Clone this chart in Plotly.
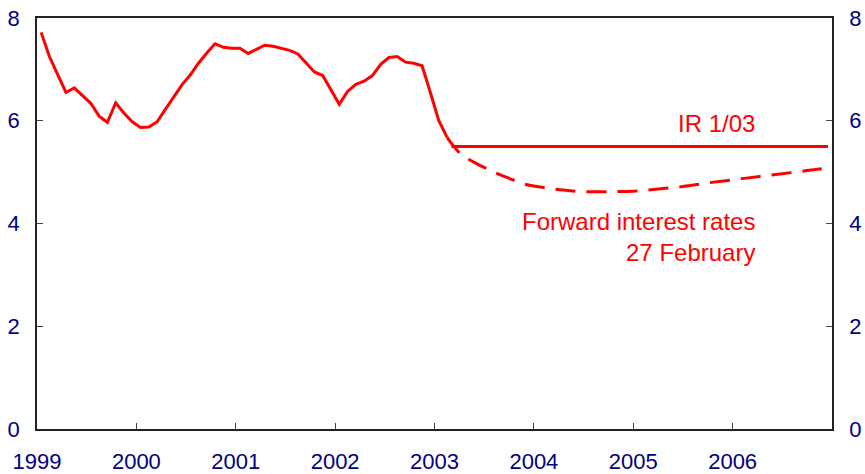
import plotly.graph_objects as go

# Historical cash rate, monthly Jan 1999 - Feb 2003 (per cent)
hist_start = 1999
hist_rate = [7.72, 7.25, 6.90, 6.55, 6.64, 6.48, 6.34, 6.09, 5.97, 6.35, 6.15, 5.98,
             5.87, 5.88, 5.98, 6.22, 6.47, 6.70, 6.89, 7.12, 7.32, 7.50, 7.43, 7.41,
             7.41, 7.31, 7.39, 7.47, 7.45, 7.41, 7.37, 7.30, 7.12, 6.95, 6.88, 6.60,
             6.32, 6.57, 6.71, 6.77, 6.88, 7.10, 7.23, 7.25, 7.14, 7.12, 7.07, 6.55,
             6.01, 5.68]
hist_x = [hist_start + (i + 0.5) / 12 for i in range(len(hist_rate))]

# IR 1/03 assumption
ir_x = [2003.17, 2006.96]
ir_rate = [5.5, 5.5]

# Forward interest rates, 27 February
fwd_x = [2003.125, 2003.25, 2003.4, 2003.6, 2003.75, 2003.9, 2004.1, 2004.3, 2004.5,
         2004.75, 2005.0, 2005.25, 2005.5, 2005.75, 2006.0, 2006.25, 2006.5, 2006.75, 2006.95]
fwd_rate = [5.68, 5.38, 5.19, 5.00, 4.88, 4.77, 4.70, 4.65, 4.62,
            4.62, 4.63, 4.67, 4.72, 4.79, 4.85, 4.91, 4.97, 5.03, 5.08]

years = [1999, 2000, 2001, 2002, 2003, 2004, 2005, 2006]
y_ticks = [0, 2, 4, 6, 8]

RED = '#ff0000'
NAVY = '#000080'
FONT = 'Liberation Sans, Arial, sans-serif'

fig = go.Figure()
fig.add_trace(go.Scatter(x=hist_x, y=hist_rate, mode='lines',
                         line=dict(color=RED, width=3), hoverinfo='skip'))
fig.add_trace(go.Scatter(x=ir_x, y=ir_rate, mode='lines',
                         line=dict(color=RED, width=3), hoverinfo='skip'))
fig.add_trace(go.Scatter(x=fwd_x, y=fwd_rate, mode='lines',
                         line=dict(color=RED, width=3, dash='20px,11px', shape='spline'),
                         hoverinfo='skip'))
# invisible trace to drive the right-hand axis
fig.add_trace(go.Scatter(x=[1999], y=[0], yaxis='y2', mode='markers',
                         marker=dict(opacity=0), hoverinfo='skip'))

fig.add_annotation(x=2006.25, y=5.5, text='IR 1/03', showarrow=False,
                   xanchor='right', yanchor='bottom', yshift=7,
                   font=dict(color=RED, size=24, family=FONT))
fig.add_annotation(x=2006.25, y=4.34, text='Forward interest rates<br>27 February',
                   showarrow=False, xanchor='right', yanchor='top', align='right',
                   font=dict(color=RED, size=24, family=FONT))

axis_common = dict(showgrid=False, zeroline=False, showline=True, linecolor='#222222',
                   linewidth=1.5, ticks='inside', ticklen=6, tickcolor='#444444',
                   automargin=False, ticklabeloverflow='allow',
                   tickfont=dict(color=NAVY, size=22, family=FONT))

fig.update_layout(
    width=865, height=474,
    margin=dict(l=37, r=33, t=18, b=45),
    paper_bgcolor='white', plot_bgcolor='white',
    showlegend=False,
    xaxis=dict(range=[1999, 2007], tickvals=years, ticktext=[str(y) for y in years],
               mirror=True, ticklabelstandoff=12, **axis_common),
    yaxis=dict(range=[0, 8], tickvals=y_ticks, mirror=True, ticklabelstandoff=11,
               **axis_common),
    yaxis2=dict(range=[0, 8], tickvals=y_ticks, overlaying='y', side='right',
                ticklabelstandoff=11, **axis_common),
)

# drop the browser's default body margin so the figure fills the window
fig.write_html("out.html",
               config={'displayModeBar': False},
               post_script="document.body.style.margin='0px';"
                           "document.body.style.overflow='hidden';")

+ + +

-- Exercise task --
Skip every picture and return the lines above from the top through the one that contains "import plotly.graph_objects as go".

-- Solution to this exercise --
Clone this chart in Plotly.
import plotly.graph_objects as go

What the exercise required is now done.